Pendant que M. de Lamartine essayait par la séduction de son éloquence, par le charme de ses entretiens, auxquels il savait donner l’accent d’une intimité confidentielle, de dissoudre les éléments de conspirations, pendant qu’il concertait avec le général Négrier un plan de résistance dans les départements, en cas que Paris tombât aux mains des conjurés, les autres membres de la majorité du conseil ne demeuraient pas non plus inactifs.

Obligés, au lendemain de la manifestation du 17 mars, de feindre la satisfaction, de proclamer leur reconnaissance pour le peuple[1], de donner de nouveaux gages au parti radical par l’ajournement des élections générales et par la suppression de l’impôt sur les boissons, se voyant dans le conseil hors d’état de résister à la domination de M. Ledru-Rollin, ils sentirent la nécessité de se créer au dehors une force capable de lutter avec la force populaire.

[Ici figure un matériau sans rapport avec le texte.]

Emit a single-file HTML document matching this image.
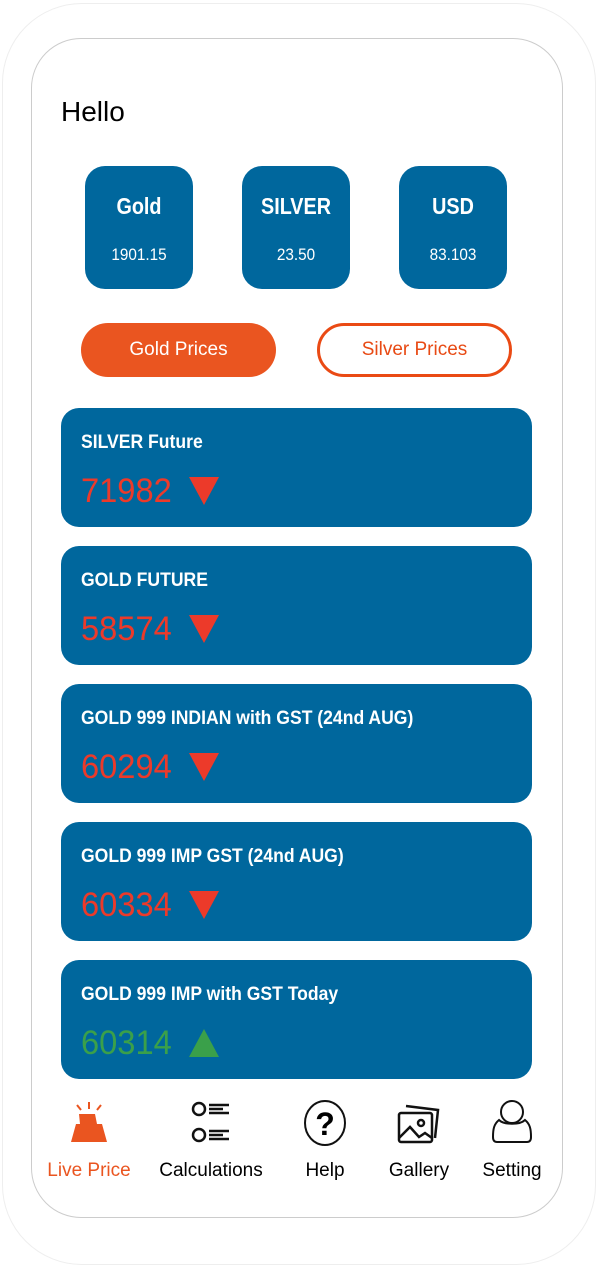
<!DOCTYPE html>
<html><head><meta charset="utf-8"><style>
*{box-sizing:border-box;margin:0;padding:0}
body{width:599px;height:1274px;background:#fff;position:relative;overflow:hidden;font-family:"Liberation Sans",sans-serif}
.abs{position:absolute}
.frame{left:2px;top:3px;width:594px;height:1262px;border:1px solid #eee;border-radius:80px}
.screen{left:31px;top:38px;width:532px;height:1180px;border:1px solid #ccc;border-radius:50px}
.box{width:108px;height:123px;background:#00679d;border-radius:20px;color:#fff;text-align:center}
.box b{display:block;font-size:23px;margin-top:27px;transform:scaleX(0.86)}
.box span{display:block;font-size:17px;margin-top:25px;transform:scaleX(0.9)}
.btn{top:323px;width:195px;height:54px;border-radius:27px;font-size:19px;text-align:center;line-height:54px}
.card{left:61px;width:471px;height:119px;background:#00679d;border-radius:18px;color:#fff}
.card .t{position:absolute;left:20px;top:24px;font-size:19px;font-weight:bold;transform:scaleX(0.925);transform-origin:left;white-space:nowrap}
.card .v{position:absolute;left:20px;top:64px;font-size:34px;transform:scaleX(0.96);transform-origin:left}
.card svg{position:absolute;left:128px;top:69px}
.nav{top:1160px;font-size:19px;text-align:center;width:110px}
</style></head><body>
<div class="abs frame"></div>
<div class="abs screen"></div>
<div class="abs" style="left:61px;top:96px;font-size:28px">Hello</div>

<div class="abs box" style="left:85px;top:166px"><b>Gold</b><span>1901.15</span></div>
<div class="abs box" style="left:242px;top:166px"><b>SILVER</b><span>23.50</span></div>
<div class="abs box" style="left:399px;top:166px"><b>USD</b><span>83.103</span></div>

<div class="abs btn" style="left:81px;background:#ea5520;color:#fff">Gold Prices</div>
<div class="abs btn" style="left:317px;border:3px solid #ea4a14;color:#e84a14;line-height:48px">Silver Prices</div>

<div class="abs card" style="top:408px"><div class="t">SILVER Future</div><div class="v" style="color:#ec3a2a">71982</div><svg width="30" height="28"><polygon points="0,0 30,0 15,28" fill="#ec3a2a"/></svg></div>
<div class="abs card" style="top:546px"><div class="t">GOLD FUTURE</div><div class="v" style="color:#ec3a2a">58574</div><svg width="30" height="28"><polygon points="0,0 30,0 15,28" fill="#ec3a2a"/></svg></div>
<div class="abs card" style="top:684px"><div class="t">GOLD 999 INDIAN with GST (24nd AUG)</div><div class="v" style="color:#ec3a2a">60294</div><svg width="30" height="28"><polygon points="0,0 30,0 15,28" fill="#ec3a2a"/></svg></div>
<div class="abs card" style="top:822px"><div class="t">GOLD 999 IMP GST (24nd AUG)</div><div class="v" style="color:#ec3a2a">60334</div><svg width="30" height="28"><polygon points="0,0 30,0 15,28" fill="#ec3a2a"/></svg></div>
<div class="abs card" style="top:960px"><div class="t">GOLD 999 IMP with GST Today</div><div class="v" style="color:#3aa04a">60314</div><svg width="30" height="28"><polygon points="0,28 30,28 15,0" fill="#3aa04a"/></svg></div>

<svg class="abs" style="left:66px;top:1100px" width="46" height="46"><g fill="#ea5520"><polygon points="13,14 29,14 31,24 36,24 41,42 5,42 10,24 14,24"/></g><g stroke="#ea5520" stroke-width="2"><line x1="23" y1="2" x2="23" y2="9"/><line x1="11" y1="5" x2="15" y2="10"/><line x1="35" y1="5" x2="31" y2="10"/></g></svg>
<svg class="abs" style="left:190px;top:1100px" width="46" height="46"><g fill="none" stroke="#111" stroke-width="2.5"><ellipse cx="9" cy="9" rx="6" ry="6"/><ellipse cx="9" cy="35" rx="6" ry="6"/><path d="M19 5h20M19 9h14M19 13h20M19 31h20M19 35h14M19 39h20"/></g></svg>
<svg class="abs" style="left:302px;top:1099px" width="46" height="48"><ellipse cx="23" cy="24" rx="20" ry="22" fill="none" stroke="#111" stroke-width="2"/><text x="23" y="36" font-size="32" font-weight="bold" text-anchor="middle" font-family="Liberation Sans">?</text></svg>
<svg class="abs" style="left:396px;top:1102px" width="46" height="44"><g fill="none" stroke="#111" stroke-width="2.5"><path d="M10 4l32 4-3 28"/><rect x="3" y="11" width="33" height="29" rx="2"/><circle cx="25" cy="21" r="3"/><path d="M3 36l11-11 9 10 6-4 7 5"/></g></svg>
<svg class="abs" style="left:490px;top:1098px" width="44" height="50"><g fill="none" stroke="#111" stroke-width="2"><circle cx="22" cy="14" r="11"/><path d="M9 22c-5 4-6 9-6 17c0 3 1 5 4 5h30c3 0 4-2 4-5c0-8-1-13-6-17c-5 5-21 5-26 0z"/></g></svg>

<div class="abs nav" style="left:34px;color:#ea5520">Live Price</div>
<div class="abs nav" style="left:156px;width:110px">Calculations</div>
<div class="abs nav" style="left:270px">Help</div>
<div class="abs nav" style="left:364px">Gallery</div>
<div class="abs nav" style="left:457px">Setting</div>
</body></html>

M. Marrast entreprit avec beaucoup de suite et d’habileté de former à l’Hôtel de Ville un centre de résistance composé d’éléments tirés en partie de la bourgeoisie, en partie du peuple. Secondé par MM. Buchez, Recurt, Edmond Adam, de concert avec M. Marie, il pratiqua des intelligences dans la garde nationale, dans les ateliers nationaux, et s’assura le concours de la garde mobile par le général Duvivier, qui était en ce moment fort irrité contre M. Le-

  1. Voir, au Moniteur du 19 mars, la proclamation du gouvernement provisoire et l’ordre du jour du général Courtais à la garde nationale.